- _EXERCISE OBJECTIVE_:
Output the full listing below exactly, without the pictures.
#### INFORMATION PROVIDED ####
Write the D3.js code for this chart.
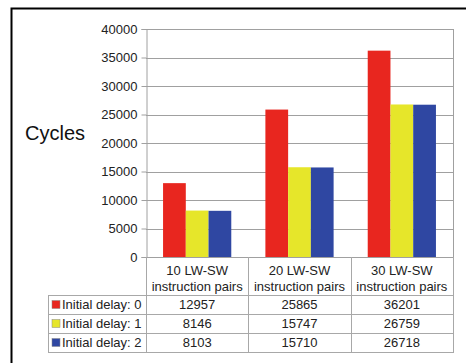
<!DOCTYPE html>
<html>
<head>
<meta charset="utf-8">
<script src="https://cdn.jsdelivr.net/npm/d3@7"></script>
<style>
  html, body { margin: 0; padding: 0; background: #fff; }
  svg { display: block; font-family: "Liberation Sans", Arial, sans-serif; }
</style>
</head>
<body>
<svg id="chart" width="466" height="363"></svg>
<script>
// Cycle counts per test size and initial delay
const categories = ["10 LW-SW|instruction pairs", "20 LW-SW|instruction pairs", "30 LW-SW|instruction pairs"];
const seriesNames = ["Initial delay: 0", "Initial delay: 1", "Initial delay: 2"];
const delay0 = [12957, 25865, 36201];
const delay1 = [8146, 15747, 26759];
const delay2 = [8103, 15710, 26718];
const yTicks = [0, 5000, 10000, 15000, 20000, 25000, 30000, 35000, 40000];
const colors = ["#e8261f", "#e6e62a", "#2f47a2"];

const series = [delay0, delay1, delay2];

(function draw() {
  const svg = d3.select("#chart");
  const plotLeft = 146, plotRight = 453, plotTop = 29, plotBottom = 257;
  const gridColor = "#a0a0a0";
  const tableColor = "#a8a8a8";
  const fs = 13;

  // frame around the whole figure
  svg.append("rect")
    .attr("x", 11.5).attr("y", 8.5)
    .attr("width", 470).attr("height", 370)
    .attr("fill", "none").attr("stroke", "#000").attr("stroke-width", 2);

  const x = d3.scaleBand().domain(categories).range([plotLeft, plotRight]).padding(0);
  const y = d3.scaleLinear().domain([0, 40000]).range([plotBottom, plotTop]);
  const inner = d3.scaleBand().domain(d3.range(series.length))
    .range([x.bandwidth() / 6, x.bandwidth() * 5 / 6]).padding(0);

  // horizontal gridlines
  svg.append("g").selectAll("line").data(yTicks).join("line")
    .attr("x1", plotLeft).attr("x2", plotRight)
    .attr("y1", d => Math.round(y(d)) + 0.5).attr("y2", d => Math.round(y(d)) + 0.5)
    .attr("stroke", gridColor).attr("stroke-width", 1);

  // plot border on the right
  svg.append("line")
    .attr("x1", plotRight + 0.5).attr("x2", plotRight + 0.5)
    .attr("y1", plotTop).attr("y2", plotBottom)
    .attr("stroke", gridColor);

  // y axis
  const yAxis = d3.axisLeft(y).tickValues(yTicks).tickSize(5).tickPadding(4).tickFormat(d3.format("d"));
  const ya = svg.append("g").attr("transform", `translate(${plotLeft + 0.5},0)`).call(yAxis);
  ya.select(".domain").attr("stroke", gridColor);
  ya.selectAll(".tick line").attr("stroke", gridColor);
  ya.selectAll(".tick text").attr("font-size", fs).attr("fill", "#222")
    .attr("font-family", "Liberation Sans, Arial, sans-serif");

  // bars
  const groups = svg.append("g").selectAll("g").data(categories).join("g")
    .attr("transform", d => `translate(${x(d)},0)`);
  groups.selectAll("rect").data((d, i) => series.map((s, k) => ({ k, v: s[i] }))).join("rect")
    .attr("x", d => inner(d.k))
    .attr("width", inner.bandwidth())
    .attr("y", d => y(d.v))
    .attr("height", d => y(0) - y(d.v))
    .attr("fill", d => colors[d.k]);

  // y title
  svg.append("text").attr("x", 25).attr("y", 140)
    .attr("font-size", 20).attr("fill", "#111").text("Cycles");

  // data table under the axis
  const headerBottom = 295, rowH = 19, tableLeft = 48;
  const t = svg.append("g").attr("stroke", tableColor).attr("stroke-width", 1);
  const cols = categories.map(c => x(c)).concat([plotRight]);
  cols.forEach(cx => {
    t.append("line").attr("x1", Math.round(cx) + 0.5).attr("x2", Math.round(cx) + 0.5)
      .attr("y1", plotBottom).attr("y2", headerBottom + rowH * 3);
  });
  t.append("line").attr("x1", tableLeft + 0.5).attr("x2", tableLeft + 0.5)
    .attr("y1", headerBottom).attr("y2", headerBottom + rowH * 3);
  d3.range(4).forEach(r => {
    const yy = headerBottom + rowH * r + 0.5;
    t.append("line").attr("x1", tableLeft).attr("x2", plotRight + 1)
      .attr("y1", yy).attr("y2", yy);
  });

  // category headers
  categories.forEach(c => {
    const cx = x(c) + x.bandwidth() / 2;
    c.split("|").forEach((ln, j) => {
      svg.append("text").attr("x", cx).attr("y", 275 + j * 16)
        .attr("text-anchor", "middle").attr("font-size", fs).attr("fill", "#222")
        .text(ln);
    });
  });

  // rows: legend key + values
  series.forEach((s, k) => {
    const rowTop = headerBottom + rowH * k;
    svg.append("rect").attr("x", 52).attr("y", rowTop + 5.5)
      .attr("width", 8).attr("height", 8)
      .attr("fill", colors[k]).attr("stroke", "#888").attr("stroke-width", 0.5);
    svg.append("text").attr("x", 62).attr("y", rowTop + 14)
      .attr("font-size", fs).attr("fill", "#222").text(seriesNames[k]);
    s.forEach((v, i) => {
      svg.append("text").attr("x", x(categories[i]) + x.bandwidth() / 2).attr("y", rowTop + 14)
        .attr("text-anchor", "middle").attr("font-size", fs).attr("fill", "#222").text(v);
    });
  });
})();
</script>
</body>
</html>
####
- _EXERCISE SOLUTION_:
Write the D3.js code for this chart.
<!DOCTYPE html>
<html>
<head>
<meta charset="utf-8">
<script src="https://cdn.jsdelivr.net/npm/d3@7"></script>
<style>
  html, body { margin: 0; padding: 0; background: #fff; }
  svg { display: block; font-family: "Liberation Sans", Arial, sans-serif; }
</style>
</head>
<body>
<svg id="chart" width="466" height="363"></svg>
<script>
// Cycle counts per test size and initial delay
const categories = ["10 LW-SW|instruction pairs", "20 LW-SW|instruction pairs", "30 LW-SW|instruction pairs"];
const seriesNames = ["Initial delay: 0", "Initial delay: 1", "Initial delay: 2"];
const delay0 = [12957, 25865, 36201];
const delay1 = [8146, 15747, 26759];
const delay2 = [8103, 15710, 26718];
const yTicks = [0, 5000, 10000, 15000, 20000, 25000, 30000, 35000, 40000];
const colors = ["#e8261f", "#e6e62a", "#2f47a2"];

const series = [delay0, delay1, delay2];

(function draw() {
  const svg = d3.select("#chart");
  const plotLeft = 146, plotRight = 453, plotTop = 29, plotBottom = 257;
  const gridColor = "#a0a0a0";
  const tableColor = "#a8a8a8";
  const fs = 13;

  // frame around the whole figure
  svg.append("rect")
    .attr("x", 11.5).attr("y", 8.5)
    .attr("width", 470).attr("height", 370)
    .attr("fill", "none").attr("stroke", "#000").attr("stroke-width", 2);

  const x = d3.scaleBand().domain(categories).range([plotLeft, plotRight]).padding(0);
  const y = d3.scaleLinear().domain([0, 40000]).range([plotBottom, plotTop]);
  const inner = d3.scaleBand().domain(d3.range(series.length))
    .range([x.bandwidth() / 6, x.bandwidth() * 5 / 6]).padding(0);

  // horizontal gridlines
  svg.append("g").selectAll("line").data(yTicks).join("line")
    .attr("x1", plotLeft).attr("x2", plotRight)
    .attr("y1", d => Math.round(y(d)) + 0.5).attr("y2", d => Math.round(y(d)) + 0.5)
    .attr("stroke", gridColor).attr("stroke-width", 1);

  // plot border on the right
  svg.append("line")
    .attr("x1", plotRight + 0.5).attr("x2", plotRight + 0.5)
    .attr("y1", plotTop).attr("y2", plotBottom)
    .attr("stroke", gridColor);

  // y axis
  const yAxis = d3.axisLeft(y).tickValues(yTicks).tickSize(5).tickPadding(4).tickFormat(d3.format("d"));
  const ya = svg.append("g").attr("transform", `translate(${plotLeft + 0.5},0)`).call(yAxis);
  ya.select(".domain").attr("stroke", gridColor);
  ya.selectAll(".tick line").attr("stroke", gridColor);
  ya.selectAll(".tick text").attr("font-size", fs).attr("fill", "#222")
    .attr("font-family", "Liberation Sans, Arial, sans-serif");

  // bars
  const groups = svg.append("g").selectAll("g").data(categories).join("g")
    .attr("transform", d => `translate(${x(d)},0)`);
  groups.selectAll("rect").data((d, i) => series.map((s, k) => ({ k, v: s[i] }))).join("rect")
    .attr("x", d => inner(d.k))
    .attr("width", inner.bandwidth())
    .attr("y", d => y(d.v))
    .attr("height", d => y(0) - y(d.v))
    .attr("fill", d => colors[d.k]);

  // y title
  svg.append("text").attr("x", 25).attr("y", 140)
    .attr("font-size", 20).attr("fill", "#111").text("Cycles");

  // data table under the axis
  const headerBottom = 295, rowH = 19, tableLeft = 48;
  const t = svg.append("g").attr("stroke", tableColor).attr("stroke-width", 1);
  const cols = categories.map(c => x(c)).concat([plotRight]);
  cols.forEach(cx => {
    t.append("line").attr("x1", Math.round(cx) + 0.5).attr("x2", Math.round(cx) + 0.5)
      .attr("y1", plotBottom).attr("y2", headerBottom + rowH * 3);
  });
  t.append("line").attr("x1", tableLeft + 0.5).attr("x2", tableLeft + 0.5)
    .attr("y1", headerBottom).attr("y2", headerBottom + rowH * 3);
  d3.range(4).forEach(r => {
    const yy = headerBottom + rowH * r + 0.5;
    t.append("line").attr("x1", tableLeft).attr("x2", plotRight + 1)
      .attr("y1", yy).attr("y2", yy);
  });

  // category headers
  categories.forEach(c => {
    const cx = x(c) + x.bandwidth() / 2;
    c.split("|").forEach((ln, j) => {
      svg.append("text").attr("x", cx).attr("y", 275 + j * 16)
        .attr("text-anchor", "middle").attr("font-size", fs).attr("fill", "#222")
        .text(ln);
    });
  });

  // rows: legend key + values
  series.forEach((s, k) => {
    const rowTop = headerBottom + rowH * k;
    svg.append("rect").attr("x", 52).attr("y", rowTop + 5.5)
      .attr("width", 8).attr("height", 8)
      .attr("fill", colors[k]).attr("stroke", "#888").attr("stroke-width", 0.5);
    svg.append("text").attr("x", 62).attr("y", rowTop + 14)
      .attr("font-size", fs).attr("fill", "#222").text(seriesNames[k]);
    s.forEach((v, i) => {
      svg.append("text").attr("x", x(categories[i]) + x.bandwidth() / 2).attr("y", rowTop + 14)
        .attr("text-anchor", "middle").attr("font-size", fs).attr("fill", "#222").text(v);
    });
  });
})();
</script>
</body>
</html>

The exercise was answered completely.